Re: New WAL code dumps core trivially on replay of bad data - Mailing list pgsql-hackers

From Tom Lane
Subject Re: New WAL code dumps core trivially on replay of bad data
Date
Msg-id 711.1345476340@sss.pgh.pa.us
Whole thread Raw
In response to Re: New WAL code dumps core trivially on replay of bad data  (Heikki Linnakangas <heikki.linnakangas@enterprisedb.com>)
Responses Re: New WAL code dumps core trivially on replay of bad data
List pgsql-hackers
Heikki Linnakangas <heikki.linnakangas@enterprisedb.com> writes:
> On 20.08.2012 17:04, Tom Lane wrote:
>> Uh, no, you misread it.  xl_tot_len is *zero* in this example.  The
>> problem is that RecordIsValid believes xl_len (and backup block size)
>> even when it exceeds xl_tot_len.

> Ah yes, I see that now. I think all we need then is a check for 
> xl_tot_len >= SizeOfXLogRecord.

That should get us back to a reliability level similar to the old code.

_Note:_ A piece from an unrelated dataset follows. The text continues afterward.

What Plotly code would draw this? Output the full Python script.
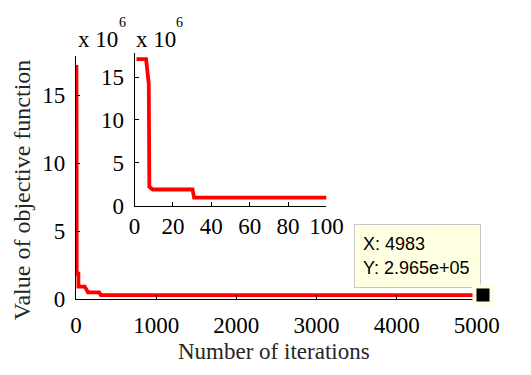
import plotly.graph_objects as go

# ---- data ----
iterations = [1, 6, 7.4, 7.7, 9.4, 30.2, 31, 100, 110, 150, 290, 310, 4983, 5000]
objective = [17.1e6, 17.1e6, 14.2e6, 2.2e6, 1.88e6, 1.88e6, 0.93e6, 0.93e6,
             0.93e6, 0.5e6, 0.5e6, 2.965e5, 2.965e5, 2.965e5]

inset_limit = 100
tip_x = 4983
tip_y = 2.965e5

main_xticks = [0, 1000, 2000, 3000, 4000, 5000]
main_yticks = [0, 5e6, 10e6, 15e6]
main_yticklabels = ["0", "5", "10", "15"]
inset_xticks = [0, 20, 40, 60, 80, 100]
inset_yticks = [0, 5e6, 10e6, 15e6]
inset_yticklabels = ["0", "5", "10", "15"]

x_title = "Number of iterations"
y_title = "Value of objective function"
exp_base = "x 10"
exp_power = "6"

W, H = 531, 375
def px(x):
    return x / W
def py(y):
    return 1 - y / H

inset_x = [v for v in iterations if v <= inset_limit]
inset_y = [o for v, o in zip(iterations, objective) if v <= inset_limit]

RED = "#FF0000"
SERIF = "Liberation Serif, Times New Roman, serif"
SANS = "Liberation Sans, Arial, sans-serif"

fig = go.Figure()
fig.add_trace(go.Scatter(x=iterations, y=objective, mode="lines",
                         line=dict(color=RED, width=3.8), xaxis="x", yaxis="y",
                         hoverinfo="skip", showlegend=False))
fig.add_trace(go.Scatter(x=inset_x, y=inset_y, mode="lines",
                         line=dict(color=RED, width=3.8), xaxis="x2", yaxis="y2",
                         hoverinfo="skip", showlegend=False))

axis_common = dict(showline=True, linecolor="black", linewidth=1, mirror=False,
                   ticks="inside", ticklen=4, tickcolor="black", tickwidth=1,
                   showgrid=False, zeroline=False,
                   tickfont=dict(family=SERIF, size=23, color="black"))

fig.update_layout(
    width=W, height=H,
    margin=dict(l=0, r=0, t=0, b=0),
    paper_bgcolor="white", plot_bgcolor="rgba(0,0,0,0)",
    xaxis=dict(domain=[px(74), px(498)], range=[0, 5000], tickvals=main_xticks,
               anchor="y", ticklabelstandoff=5, **axis_common),
    yaxis=dict(domain=[py(310), py(58)], range=[0, 1.79e7], tickvals=main_yticks,
               ticktext=main_yticklabels, anchor="x", ticklabelstandoff=5, **axis_common),
    xaxis2=dict(domain=[px(136), px(339)], range=[0, inset_limit], tickvals=inset_xticks,
                anchor="y2", ticklabelstandoff=0, **axis_common),
    yaxis2=dict(domain=[py(213), py(55)], range=[0, 1.78e7], tickvals=inset_yticks,
                ticktext=inset_yticklabels, anchor="x2", ticklabelstandoff=5, **axis_common),
    showlegend=False,
)

annotations = [
    dict(text=x_title, x=px(284), y=py(364), xref="paper", yref="paper",
         xanchor="center", yanchor="middle", showarrow=False,
         font=dict(family=SERIF, size=23, color="#262626")),
    dict(text=y_title, x=px(17), y=py(197), xref="paper", yref="paper",
         xanchor="center", yanchor="middle", showarrow=False, textangle=-90,
         font=dict(family=SERIF, size=24, color="#262626")),
]
for left in (74, 135):
    annotations.append(dict(text=exp_base, x=px(left), y=py(41), xref="paper", yref="paper",
                            xanchor="left", yanchor="middle", showarrow=False,
                            font=dict(family=SERIF, size=23, color="black")))
    annotations.append(dict(text=exp_power, x=px(left + 49), y=py(23), xref="paper",
                            yref="paper", xanchor="center", yanchor="middle",
                            showarrow=False,
                            font=dict(family=SERIF, size=14, color="black")))
annotations += [
    # datatip box
    dict(text=f"X: {tip_x}<br>Y: {tip_y:.3e}",
         x=px(368), y=py(232), xref="paper", yref="paper",
         xanchor="left", yanchor="top", showarrow=False, align="left",
         width=109, height=46, borderpad=8,
         bgcolor="#FFFFE1", bordercolor="#C8C8C8", borderwidth=1,
         font=dict(family=SANS, size=18, color="black")),
    # datatip marker (background + square)
    dict(text=" ", x=tip_x, y=tip_y, xref="x", yref="y", xshift=8,
         xanchor="center", yanchor="middle", showarrow=False,
         width=20, height=20, borderpad=0, bgcolor="#FFFFE1"),
    dict(text=" ", x=tip_x, y=tip_y, xref="x", yref="y", xshift=8,
         xanchor="center", yanchor="middle", showarrow=False,
         width=12, height=12, borderpad=0, bgcolor="black"),
]
fig.update_layout(annotations=annotations)

fig.write_html("out.html")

However, I think that we also need to improve RecordIsValid so that at
each step, it checks it hasn't overrun xl_tot_len *before* touching the
corresponding part of the record buffer.

> I was thinking that we might read gigabytes worth of bogus WAL into the 
> memory buffer, if xl_tot_len is bogus and large, e.g 0xffffffff. But now 
> that I look closer, the xlog record is validated after reading the first 
> continuation page, so we should catch a bogus xl_tot_len value at that 
> point. And there is a cross-check with xl_rem_len on every continuation 
> page, too.

Yeah.  Even if xl_tot_len is bogus, we should realize that within a
couple of pages at most.  The core of the problem here is that
RecordIsValid is not being careful to confine its touches to the
guaranteed-to-exist bytes of the record buffer, ie 0 .. xl_tot_len-1.